地上への転用のアイデアについては病院での活用を想定しているという。たとえば患者によっては1日に何錠も薬を飲むことが手間やストレスになる。そこで、効果を損なわない形で粉末状にした薬を材料に混ぜて、3Dプリンターでお菓子のような1口サイズの形状に変えるという。これにより薬への抵抗感を軽減できるのではないかと語った。
4チーム目の「京都C」チームは、ホログラムを活用したアニマルセラピーのアイデアを発表。月面生活での人間関係のストレスなどをホログラムの動物に癒してもらうものだ。網膜に直接映像を投影する技術や、匂いを再現するオプトジェネティクス技術、触覚を再現する手袋などを活用する。
また、AIを組み合わせることで本物の動物のような双方向性のあるコミュニケーションを可能にする。
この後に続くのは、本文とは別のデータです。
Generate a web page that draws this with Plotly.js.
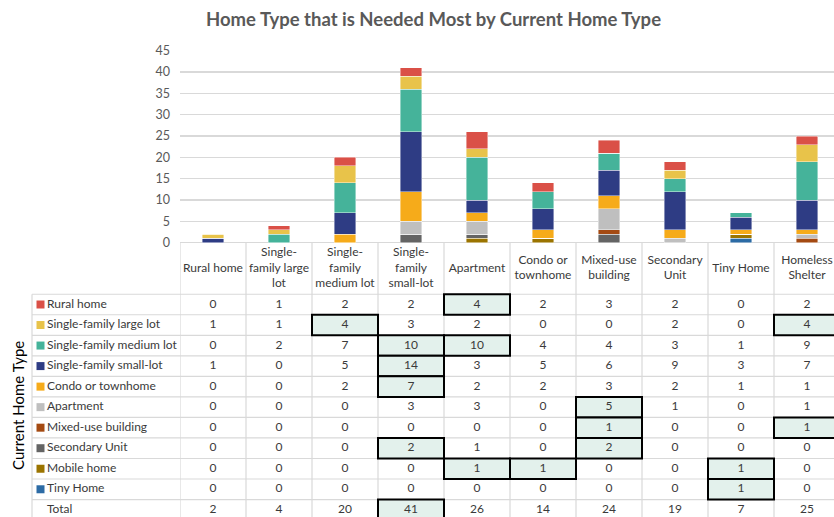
<!DOCTYPE html>
<html>
<head>
<meta charset="utf-8">
<script src="https://cdn.plot.ly/plotly-3.0.1.min.js"></script>
<style>
  html, body { margin: 0; padding: 0; background: #ffffff; }
  #chart { width: 834px; height: 517px; }
</style>
</head>
<body>
<div id="chart"></div>
<script>
// ---------------- DATA ----------------
const categories = [
  "Rural home", "Single-family large lot", "Single-family medium lot",
  "Single-family small-lot", "Apartment", "Condo or townhome",
  "Mixed-use building", "Secondary Unit", "Tiny Home", "Homeless Shelter"
];
const headerLabels = [
  "Rural home", "Single-<br>family large<br>lot", "Single-<br>family<br>medium lot",
  "Single-<br>family<br>small-lot", "Apartment", "Condo or<br>townhome",
  "Mixed-use<br>building", "Secondary<br>Unit", "Tiny Home", "Homeless<br>Shelter"
];
const seriesNames = [
  "Rural home", "Single-family large lot", "Single-family medium lot",
  "Single-family small-lot", "Condo or townhome", "Apartment",
  "Mixed-use building", "Secondary Unit", "Mobile home", "Tiny Home"
];
const seriesColors = [
  "#DA5047", "#E8C34A", "#45B39A", "#2E3C84", "#F6AB1A",
  "#BFBFBF", "#A44A12", "#646464", "#9B7400", "#2C6BA5"
];
const ruralHome      = [0, 1, 2, 2, 4, 2, 3, 2, 0, 2];
const sfLargeLot     = [1, 1, 4, 3, 2, 0, 0, 2, 0, 4];
const sfMediumLot    = [0, 2, 7, 10, 10, 4, 4, 3, 1, 9];
const sfSmallLot     = [1, 0, 5, 14, 3, 5, 6, 9, 3, 7];
const condoTownhome  = [0, 0, 2, 7, 2, 2, 3, 2, 1, 1];
const apartment      = [0, 0, 0, 3, 3, 0, 5, 1, 0, 1];
const mixedUse       = [0, 0, 0, 0, 0, 0, 1, 0, 0, 1];
const secondaryUnit  = [0, 0, 0, 2, 1, 0, 2, 0, 0, 0];
const mobileHome     = [0, 0, 0, 0, 1, 1, 0, 0, 1, 0];
const tinyHome       = [0, 0, 0, 0, 0, 0, 0, 0, 1, 0];
const totals         = [2, 4, 20, 41, 26, 14, 24, 19, 7, 25];
const seriesValues = [ruralHome, sfLargeLot, sfMediumLot, sfSmallLot, condoTownhome,
  apartment, mixedUse, secondaryUnit, mobileHome, tinyHome];
const totalLabel = "Total";
// highlighted table cells: [column, row]
const highlightCells = [
  ["Single-family medium lot", "Single-family large lot"],
  ["Single-family small-lot", "Single-family medium lot"],
  ["Single-family small-lot", "Single-family small-lot"],
  ["Single-family small-lot", "Condo or townhome"],
  ["Single-family small-lot", "Secondary Unit"],
  ["Single-family small-lot", "Total"],
  ["Apartment", "Rural home"],
  ["Apartment", "Single-family medium lot"],
  ["Apartment", "Mobile home"],
  ["Condo or townhome", "Mobile home"],
  ["Mixed-use building", "Apartment"],
  ["Mixed-use building", "Mixed-use building"],
  ["Mixed-use building", "Secondary Unit"],
  ["Tiny Home", "Mobile home"],
  ["Tiny Home", "Tiny Home"],
  ["Homeless Shelter", "Single-family large lot"],
  ["Homeless Shelter", "Mixed-use building"]
];

// ---------------- LAYOUT CONSTANTS ----------------
const W = 834, H = 517;
const FONT = "Lato, 'Open Sans', sans-serif";
const TXT = "#3A3A3A";
const GRID = "#D9D9D9";
const plotLeft = 180;          // px where category columns start
const labelColLeft = 32;       // px left border of row-label column
const barTop = 50.7, barBottom = 242.7;
const tableTop = 243;
const rowCenter0 = 304.5, rowH = 20.53;
const y2Top = (tableTop - rowCenter0) / rowH;
const y2Bottom = (H - rowCenter0) / rowH;

const traces = [];

// stacked bars (bottom of stack = last series)
for (let s = seriesNames.length - 1; s >= 0; s--) {
  traces.push({
    type: "bar", name: seriesNames[s], x: categories, y: seriesValues[s],
    xaxis: "x", yaxis: "y",
    marker: { color: seriesColors[s], line: { color: "rgba(255,255,255,0.7)", width: 0.6 } },
    hoverinfo: "x+y+name"
  });
}

// table rows
const rowNames = seriesNames.concat([totalLabel]);
const rowValues = seriesValues.concat([totals]);
const cellX = [], cellY = [], cellT = [];
rowValues.forEach((vals, r) => {
  vals.forEach((v, c) => { cellX.push(categories[c]); cellY.push(r); cellT.push(String(v)); });
});
traces.push({
  type: "scatter", mode: "text", x: cellX, y: cellY, text: cellT,
  xaxis: "x", yaxis: "y2", textposition: "middle center",
  textfont: { family: FONT, size: 12, color: TXT }, hoverinfo: "skip", showlegend: false
});
// header labels
traces.push({
  type: "scatter", mode: "text", x: categories, y: categories.map(() => -1.75), text: headerLabels,
  xaxis: "x", yaxis: "y2", textposition: "middle center",
  textfont: { family: FONT, size: 12, color: TXT }, hoverinfo: "skip", showlegend: false
});
// row labels (left column)
traces.push({
  type: "scatter", mode: "text", x: rowNames.map(() => 47), y: rowNames.map((_, i) => i), text: rowNames,
  xaxis: "x2", yaxis: "y2", textposition: "middle right",
  textfont: { family: FONT, size: 12, color: TXT }, hoverinfo: "skip", showlegend: false
});
// legend keys
traces.push({
  type: "scatter", mode: "markers", x: seriesNames.map(() => 40.5), y: seriesNames.map((_, i) => i),
  xaxis: "x2", yaxis: "y2",
  marker: { symbol: "square", size: 8, color: seriesColors, line: { width: 0 } },
  hoverinfo: "skip", showlegend: false
});

// ---------------- SHAPES ----------------
const shapes = [];
// horizontal row lines
for (let r = 0; r <= rowNames.length; r++) {
  shapes.push({ type: "line", xref: "paper", yref: "y2", x0: labelColLeft / W, x1: 1,
    y0: r - 0.5, y1: r - 0.5, line: { color: GRID, width: 1.2 }, layer: "below" });
}
// vertical column lines
for (let c = 0; c < categories.length; c++) {
  shapes.push({ type: "line", xref: "x", yref: "y2", x0: c - 0.5, x1: c - 0.5,
    y0: y2Top, y1: rowNames.length + 1, line: { color: GRID, width: 1.2 }, layer: "below" });
}
// label column left border
shapes.push({ type: "line", xref: "paper", yref: "y2", x0: labelColLeft / W, x1: labelColLeft / W,
  y0: -0.5, y1: rowNames.length + 1, line: { color: GRID, width: 1.2 }, layer: "below" });
// highlighted cells
highlightCells.forEach(([col, row]) => {
  const c = categories.indexOf(col), r = rowNames.indexOf(row);
  shapes.push({ type: "rect", xref: "x", yref: "y2", x0: c - 0.5, x1: c + 0.5, y0: r - 0.5, y1: r + 0.5,
    fillcolor: "#E3F1EC", line: { color: "#000000", width: 2 }, layer: "below" });
});

const layout = {
  width: W, height: H,
  margin: { l: 0, r: 0, t: 0, b: 0 },
  paper_bgcolor: "#ffffff", plot_bgcolor: "rgba(0,0,0,0)",
  showlegend: false,
  barmode: "stack", bargap: 0.68,
  font: { family: FONT, color: TXT },
  title: {
    text: "Home Type that is Needed Most by Current Home Type",
    font: { family: FONT, size: 18.5, color: "#595959", weight: "bold" },
    x: 433.5 / W, xanchor: "center", xref: "paper", y: 1 - 20 / H, yanchor: "middle", yref: "container"
  },
  xaxis: {
    type: "category", domain: [plotLeft / W, 1], range: [-0.5, -0.5 + (W - plotLeft) / 66],
    anchor: "y", showticklabels: false, showgrid: false, zeroline: false, showline: false, ticks: ""
  },
  yaxis: {
    domain: [1 - barBottom / H, 1 - barTop / H], range: [0, 45], dtick: 5, anchor: "x",
    showgrid: true, gridcolor: GRID, gridwidth: 1.2, zeroline: true, zerolinecolor: GRID, zerolinewidth: 1.2,
    showline: false, ticks: "", ticklabelstandoff: 9,
    tickfont: { family: FONT, size: 12.5, color: "#595959" }
  },
  xaxis2: { domain: [0, plotLeft / W], range: [0, plotLeft], anchor: "y2", visible: false },
  yaxis2: { domain: [0, 1 - tableTop / H], range: [y2Bottom, y2Top], anchor: "x", visible: false },
  shapes: shapes,
  annotations: [{
    text: "Current Home Type", xref: "paper", yref: "paper", x: 18 / W, y: 1 - 406 / H,
    textangle: -90, showarrow: false, xanchor: "center", yanchor: "middle",
    font: { family: FONT, size: 15, color: "#000000" }
  }]
};

Plotly.newPlot("chart", traces, layout, { displayModeBar: false, staticPlot: true });
</script>
</body>
</html>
これにより、ペットを月に連れて行くことによるペットの健康への影響や、匂い、維持コストなどの問題も解決できると説明。地上でもペットを飼うのが大変な高齢者や、いろいろな条件で飼いたいけれど飼えない人のニーズを満たせると考えているという。
5チーム目となる「神戸A」チームは、月面での暮らしが当たり前になった世界を想像したうえでのアイデアを披露した。それは「月面での結婚式」だ。月面では非常に強い放射線を浴びるため、人々は地下で暮らしているものと仮定。それでも結婚式だけは月面で星を見上げながらできないかと考えたという。
そこで考案したのが、放射線をカットする月面ドーム内で実施する結婚式だ。そこでは放射線を防ぐ素材で作ったウェディングドレスを着るという。ユニークなのは、そのドレスが放射線によって”色が変わる”こと。放射線情報をうけとって素材に熱を送る仕組みによって実現するという。チームメンバーは、放射線をいくら削っても残る漠然とした不安をなくすために、あえて放射線をお洒落に活用したと語る。また、ドレスに使った温度センサーで体温を感知することで、地上では熱中症対策に使えるのではないかと説明した。